There was a mirror at the front of the room, and we, the students, were instructed to focus on the sight of ourselves in the mirror. As pretzelly-difficult as the yoga poses were, as hella hot as that yoga room was, the greatest challenge I faced that day was forcing myself to stare at the bloated, flabby body that was supposedly a reflection of ... me. I hardly recognized myself.
And then there was the problem of my wig. It was just too hot to keep it on, despite how embarrassed I was at the prospect of removing it partway through the class (which I ended up doing).
Nevertheless, I stayed in the room and I kept at it. Why? Because despite my displeasure with looking in the mirror during class, and despite my difficulties with my wig and my clothing, yoga felt incredibly good to me. So good, in fact, that I willed myself to let go of my disgust over my image in the mirror.
Amazingly enough, it seemed that bald and fat didn't matter so much while I was bending.
Needless to say, and this is really no exaggeration, within one 90-minute session, I had already become hooked. I promised myself that I would attend class three times per week. However, as it turned out, three times per week never seemed to be enough to me: on many days that I had intended as "off" days from my yoga practice, I craved the practice and made my way to class anyway.

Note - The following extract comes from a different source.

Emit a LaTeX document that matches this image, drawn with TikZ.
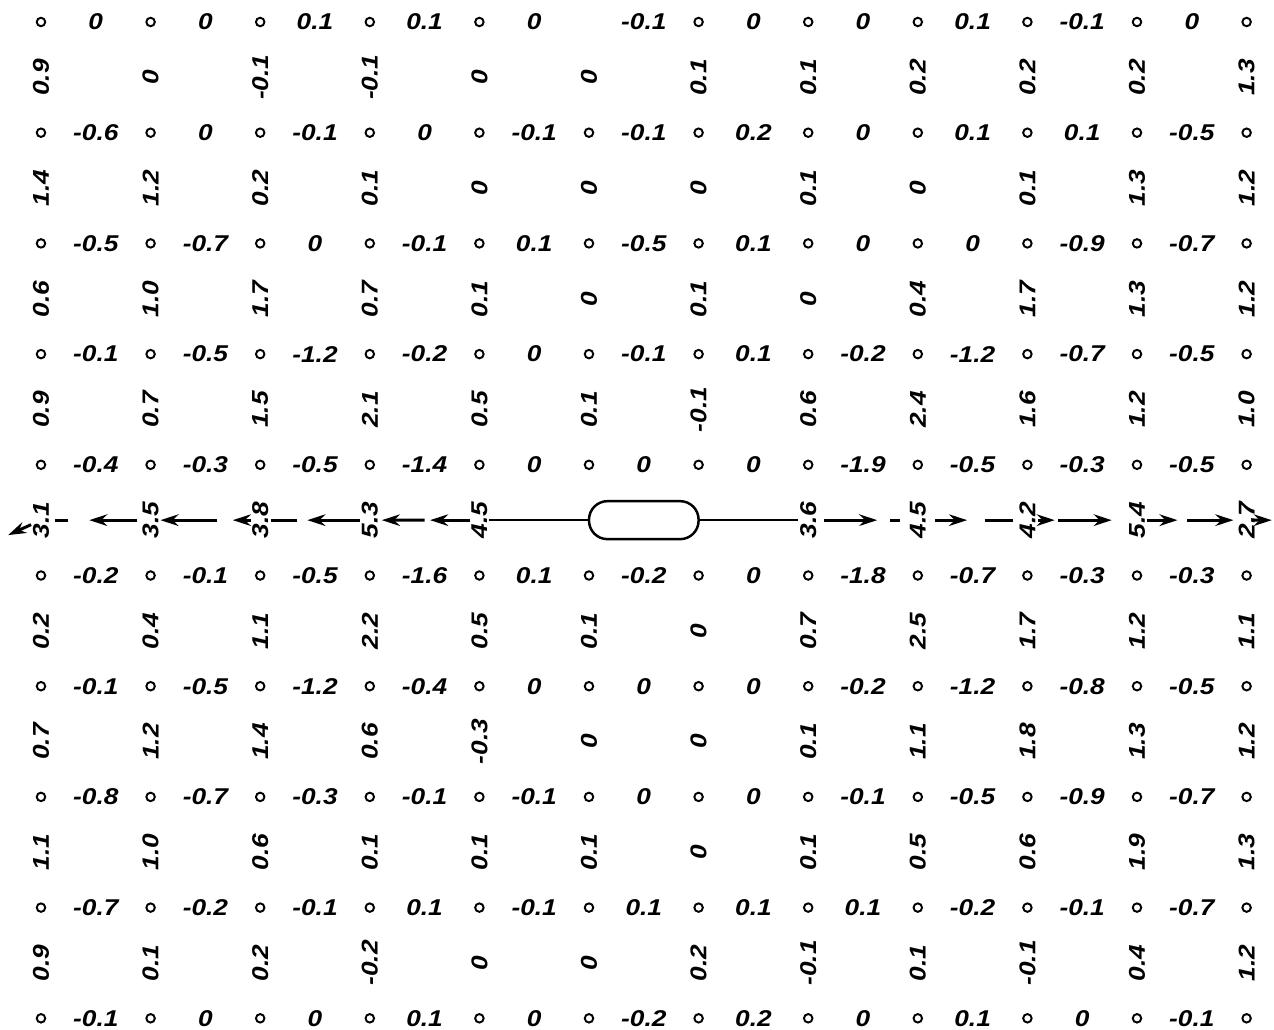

Within several months, I branched out to non-hot vinyasa yoga classes, classes that involved the linking of breath to movement and the connection of individual poses to one another through a series of specified movements. I learned to stand on my head, to balance on my forearms and even to balance on my hands. I learned to support my body weight between my hands and my feet while in a full backbend. It was heady and exciting, this forging of a new connection to my body: one of respect and love, rather than fear, anger and hatred.
Essentially, what I was doing in practicing yoga was beginning to reacquaint myself with my body the way a child gets to know his or her body, exploring the way it can move and stretch, the way it can curl up in on itself or open fully. I found that placing my body into certain postures made me feel powerful, joyful and even beautiful, even when I was bald, bloated and fatigued. I also found that certain postures made me burst into tears. Others made me feel angry and aggressive. I learned to deal with the emotions as they came up, and I learned to use the same techniques outside of the studio as well. In real life situations. Like waiting for a doctor to talk to me. Or having blood drawn from painfully collapsed veins.

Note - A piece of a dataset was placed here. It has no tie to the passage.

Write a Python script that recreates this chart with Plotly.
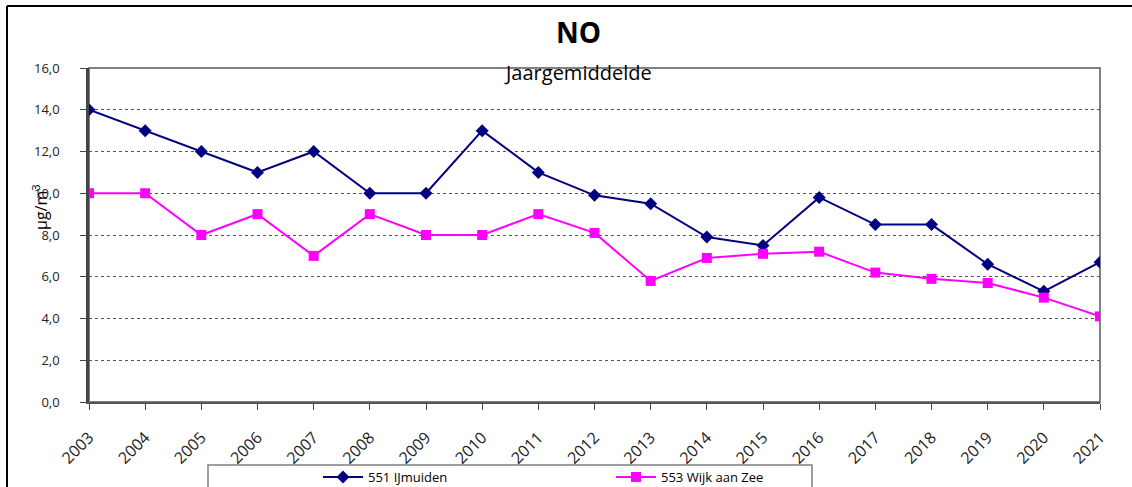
import plotly.graph_objects as go

years = list(range(2003, 2022))
ijmuiden = [14.0, 13.0, 12.0, 11.0, 12.0, 10.0, 10.0, 13.0, 11.0, 9.9, 9.5, 7.9, 7.5, 9.8, 8.5, 8.5, 6.6, 5.3, 6.7]
wijk = [10.0, 10.0, 8.0, 9.0, 7.0, 9.0, 8.0, 8.0, 9.0, 8.1, 5.8, 6.9, 7.1, 7.2, 6.2, 5.9, 5.7, 5.0, 4.1]
y_ticks = [0, 2, 4, 6, 8, 10, 12, 14, 16]
y_ticktext = ["0,0", "2,0", "4,0", "6,0", "8,0", "10,0", "12,0", "14,0", "16,0"]

W, H = 1132, 487
L, R, T, B = 89, 1100, 68, 402
pw, ph = R - L, B - T

def px(x):
    return (x - L) / pw

def py(y):
    return (B - y) / ph

FONT = "Open Sans"

fig = go.Figure()
fig.add_trace(go.Scatter(
    x=years, y=ijmuiden, name="551 IJmuiden", mode="lines+markers",
    line=dict(color="#000080", width=2),
    marker=dict(symbol="diamond", size=10, color="#000080"),
))
fig.add_trace(go.Scatter(
    x=years, y=wijk, name="553 Wijk aan Zee", mode="lines+markers",
    line=dict(color="#FF00FF", width=2),
    marker=dict(symbol="square", size=10, color="#FF00FF"),
))

shapes = [
    dict(type="rect", xref="paper", yref="paper", x0=0, x1=1, y0=0, y1=1,
         line=dict(color="#808080", width=2), layer="below"),
    dict(type="line", xref="paper", yref="paper", x0=px(7), x1=px(7), y0=py(6), y1=py(600),
         line=dict(color="black", width=2)),
    dict(type="line", xref="paper", yref="paper", x0=px(7), x1=px(1200), y0=py(6), y1=py(6),
         line=dict(color="black", width=2)),
    dict(type="rect", xref="paper", yref="paper", x0=px(208), x1=px(812), y0=py(465), y1=py(600),
         line=dict(color="#808080", width=1.5), fillcolor="white", layer="below"),
]

annotations = [
    dict(text="<b>NO</b>", x=px(578), y=py(32), xref="paper", yref="paper",
         xanchor="center", yanchor="middle",
         showarrow=False, font=dict(family=FONT, size=28, color="black")),
    dict(text="Jaargemiddelde", x=px(578), y=py(72), xref="paper", yref="paper",
         xanchor="center", yanchor="middle",
         showarrow=False, font=dict(family=FONT, size=20, color="black")),
    dict(text="µg/m<sup>3</sup>", x=px(40), y=py(207), xref="paper", yref="paper",
         xanchor="center", yanchor="middle",
         showarrow=False, textangle=-90, font=dict(family=FONT, size=16, color="black")),
]

fig.update_layout(
    width=W, height=H, autosize=False,
    margin=dict(l=L, r=W - R, t=T, b=H - B, pad=0, autoexpand=False),
    paper_bgcolor="white", plot_bgcolor="white",
    separators=",.",
    font=dict(family=FONT, size=13, color="#222"),
    shapes=shapes, annotations=annotations,
    showlegend=True,
    legend=dict(orientation="h", x=px(318), y=py(477), xanchor="left", yanchor="middle",
                bgcolor="rgba(0,0,0,0)", borderwidth=0,
                font=dict(family=FONT, size=13, color="black"),
                entrywidth=238, entrywidthmode="pixels", itemwidth=40),
    xaxis=dict(range=[2003, 2021], tickmode="array", tickvals=years,
               ticktext=[str(y) for y in years], tickangle=-45,
               ticks="outside", ticklen=6, tickcolor="#444", tickwidth=1,
               ticklabelstandoff=12,
               showline=True, linecolor="#555", linewidth=2,
               showgrid=False, zeroline=False, automargin=False,
               tickfont=dict(family=FONT, size=16, color="#222")),
    yaxis=dict(range=[0, 16], tickmode="array", tickvals=y_ticks, ticktext=y_ticktext,
               ticks="outside", ticklen=6, tickcolor="#444", tickwidth=1,
               ticklabelstandoff=18, automargin=False,
               showline=True, linecolor="#444", linewidth=2.5,
               showgrid=True, gridcolor="#555", griddash="dot", gridwidth=1,
               zeroline=False,
               tickfont=dict(family=FONT, size=13, color="#222")),
)

fig.write_html("out.html", config={"displayModeBar": False},
               post_script="document.body.style.margin='0';")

Through yoga, I no longer regarded my body as alien, as something I had somehow become "trapped" in, against my will. And through connecting with my body, I began to see the connections in many things, in all things: between past and present, between actions and consequences, between arrogance and humility. And through those connections I am now able to see the connection between myself and all living beings, between all living beings and the space in which we dwell, and finally, the connection between all living beings and the divine force that we accept as more powerful than us even as we find ourselves unable to fully comprehend it.
I would never have wished to have been diagnosed with breast cancer. And given the choice, I would never go back and do it all over again. However, through the practice of yoga I have come to make peace with the fact that what I wish and what I want really have little, if anything, to do with what actually happens, and that what actually happens can become something beautiful even if it started out as something dark and frightening. To fight cancer is brave and noble. But to declare marshal law over one's body indefinitely is a heavy burden.
Through the practice of yoga, I have learned that it is possible to recognize the point at which the troops may be disbanded and the rebuilding can begin. Through the practice of yoga, I have learned that it is possible to grow a beautiful garden in what was at one time a battlefield.
As for Christina Applegate, whatever the reality of her diagnosis, prognosis and planned treatment, I have to believe that she too is in for a fight. Even if she knows she is going to win it. And my hope for her is that after the smoke clears, she can enjoy an indefinite period of detente.